Restrictions of use for smart contracts
Smart contracts are written in computer code, which people create. Therefore, it is prone to error. One such bug on code line 666 led to a vulnerability of a Decentralized Autonomous Organization (DAO) hacked in 2016. As a result, investors lost millions of ether (ETH). Developers had to make an unprecedented change which resulted in reverting the transaction history and eventually an Ethereum fork. (The original chain kept the name of Ethereum Classic).
Another restriction of smart contracts is their uncertain legal status because they don’t fit into the current legal system. Generally, traditional contracts require both sides’ proper identification, including the “legal” age of 18. It is when blockchain’s pseudonymity doesn’t follow suit. On the other hand, there are certain tech solutions to this problem. For instance, zero-knowledge (ZK) proof suggests it can prove a piece of particular information regarding the anonymous party without disclosing it. But that’s a topic for another article.
Critique for smart contracts
Some blockchain adepts believe that smart contracts will eventually replace and automate our lives, leaving out a large portion of bureaucratic processes. It is possible, although not in the near future. Besides, this technology isn’t always a good fit. Being shared across an unlimited number of nodes, so far it cannot compete with centralized solutions that are easier and less expensive to operate. Moreover, the latter option is often more efficient when it comes to performance.

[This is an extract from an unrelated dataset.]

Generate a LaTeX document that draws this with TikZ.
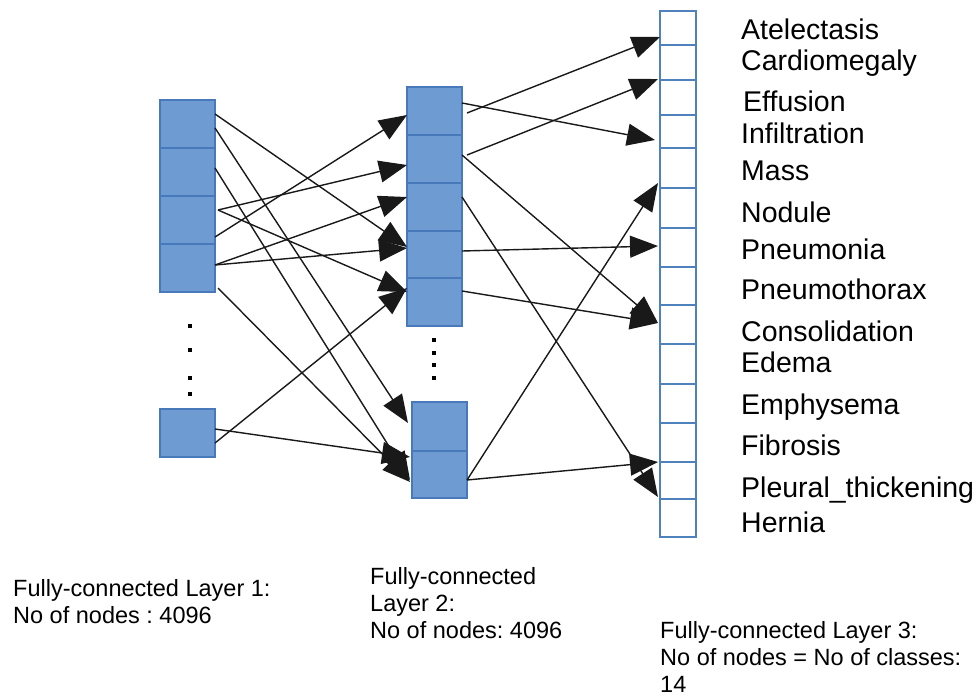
\documentclass[tikz,border=0pt]{standalone}
\usepackage{fontspec}
\setmainfont{Liberation Sans}
\usetikzlibrary{arrows.meta}
\definecolor{unitfill}{RGB}{110,155,209}
\definecolor{unitedge}{RGB}{72,121,187}
\definecolor{celledge}{RGB}{79,129,189}
\definecolor{wirecol}{RGB}{25,25,25}
\frenchspacing

\begin{document}
\begin{tikzpicture}[x=1pt,y=-1pt,
  unit/.style={draw=unitedge, fill=unitfill, line width=1.2pt, minimum width=55pt,
    anchor=north west, inner sep=0pt, outer sep=0pt},
  cell/.style={draw=celledge, fill=white, line width=1.2pt, minimum width=36pt,
    anchor=north west, inner sep=0pt, outer sep=0pt},
  wire/.style={draw=wirecol, line width=1.4pt, -{Triangle[length=28pt,width=22pt]}},
  dotmark/.style={fill=black, minimum size=4pt, inner sep=0pt, outer sep=0pt},
  cls/.style={anchor=base west, inner sep=0pt, font=\fontsize{28.5}{34}\selectfont},
  caption/.style={anchor=north west, inner sep=0pt, align=left,
    font=\fontsize{23.5}{27}\selectfont}]

\useasboundingbox (0,0) rectangle (979,696);

% ---- layer 1 ----
\node[unit, minimum height=48pt] (a1) at (160,100) {};
\node[unit, minimum height=48pt] (a2) at (160,148) {};
\node[unit, minimum height=48pt] (a3) at (160,196) {};
\node[unit, minimum height=48pt] (a4) at (160,244) {};
\node[unit, minimum height=48pt] (a5) at (160,409) {};
\foreach \y [count=\i] in {326,350,378,394}
  \node[dotmark] (da\i) at (190,\y) {};

% ---- layer 2 ----
\node[unit, minimum height=48pt] (b1) at (407,87) {};
\node[unit, minimum height=48pt] (b2) at (407,135) {};
\node[unit, minimum height=48pt] (b3) at (407,183) {};
\node[unit, minimum height=47pt] (b4) at (407,231) {};
\node[unit, minimum height=48pt] (b5) at (407,278) {};
\node[unit, minimum height=49pt] (b6) at (412,402) {};
\node[unit, minimum height=47pt] (b7) at (412,451) {};
\foreach \y [count=\i] in {340,353,365,378}
  \node[dotmark] (db\i) at (434,\y) {};

% ---- layer 3 (one cell per class) ----
\foreach \t/\b [count=\i] in {11/45,45/80,80/115,115/148,148/188,188/228,228/267,
    267/305,305/344,344/384,384/423,423/462,462/499,499/537}
  \node[cell, minimum height={(\b-\t)*1pt}] (c\i) at (660,\t) {};

% ---- class names ----
\node[cls] (n1)  at (741,39)  {Atelectasis};
\node[cls] (n2)  at (741,70)  {Cardiomegaly};
\node[cls] (n3)  at (743,111) {Effusion};
\node[cls] (n4)  at (741,143) {Infiltration};
\node[cls] (n5)  at (741,180) {Mass};
\node[cls] (n6)  at (741,222) {Nodule};
\node[cls] (n7)  at (741,259) {Pneumonia};
\node[cls] (n8)  at (741,299) {Pneumothorax};
\node[cls] (n9)  at (741,341) {Consolidation};
\node[cls] (n10) at (741,372) {Edema};
\node[cls] (n11) at (741,414) {Emphysema};
\node[cls] (n12) at (741,455) {Fibrosis};
\node[cls] (n13) at (741,497) {Pleural\_thickening};
\node[cls] (n14) at (741,532) {Hernia};

% ---- connections layer 1 -> layer 2 ----
\draw[wire] ([yshift=10pt]a1.east)  -- ([yshift=7.5pt]b4.west);
\draw[wire] ([yshift=-4pt]a1.east)  -- ([xshift=-4pt,yshift=3.5pt]b6.west);
\draw[wire] ([yshift=4pt]a2.east)   -- ([xshift=-2pt,yshift=-5.5pt]b7.west);
\draw[wire] ([xshift=3pt,yshift=10pt]a3.east) -- ([yshift=-6pt]b2.west);
\draw[wire] ([xshift=3pt,yshift=10pt]a3.east) -- ([yshift=10pt]b5.west);
\draw[wire] ([yshift=-17pt]a3.east) -- ([yshift=-4pt]b1.west);
\draw[wire] ([yshift=3pt]a4.east)   -- ([yshift=10pt]b3.west);
\draw[wire] ([yshift=3pt]a4.east)   -- ([yshift=6.5pt]b4.west);
\draw[wire] ([xshift=3pt,yshift=-20pt]a4.east) -- ([xshift=-2pt,yshift=-7.5pt]b7.west);
\draw[wire] ([yshift=-10pt]a5.east) -- ([yshift=14pt]b5.west);
\draw[wire] ([yshift=4pt]a5.east)   -- ([xshift=-2pt,yshift=17.5pt]b7.west);

% ---- connections layer 2 -> layer 3 ----
\draw[wire] ([yshift=8pt]b1.east) -- ([xshift=-5pt,yshift=-8.5pt]c4.west);
\draw[wire] ([xshift=5pt,yshift=-2pt]b1.east) -- ([yshift=-9pt]c1.west);
\draw[wire] ([xshift=5pt,yshift=4pt]b2.east) -- ([xshift=-2pt,yshift=-16.5pt]c2.west);
\draw[wire] ([yshift=4pt]b2.east) -- ([xshift=-2pt,yshift=1.5pt]c9.west);
\draw[wire] ([yshift=10pt]b3.east) -- ([xshift=-2pt,yshift=-16.5pt]c13.west);
\draw[wire] ([yshift=3.5pt]b4.east) -- ([xshift=-2pt,yshift=1.5pt]c7.west);
\draw[wire] ([yshift=11pt]b5.east) -- ([xshift=-2pt,yshift=1.5pt]c9.west);
\draw[wire] ([yshift=-5.5pt]b7.east) -- ([xshift=-2pt,yshift=-15pt]c5.west);
\draw[wire] ([yshift=-5.5pt]b7.east) -- ([xshift=-2pt,yshift=-19.5pt]c12.west);

% ---- layer captions ----
\node[caption] (cap1) at (13,579) {Fully-connected Layer 1:\\No of nodes : 4096};
\node[caption] (cap2) at (370,567) {Fully-connected\\Layer 2:\\No of nodes: 4096};
\node[caption] (cap3) at (660,621) {Fully-connected Layer 3:\\No of nodes = No of classes:\\14};

\end{tikzpicture}
\end{document}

Though end-users might not engage with smart contracts on purpose, they are expected to enable a wide range of applications soon, including financial services and supply chain management. Blockchain and smart contracts have the ability to alter nearly every aspect of society. However, we will have an opportunity to see only with time if these innovative technologies will be able to overcome the numerous hurdles to wide-scale adoption.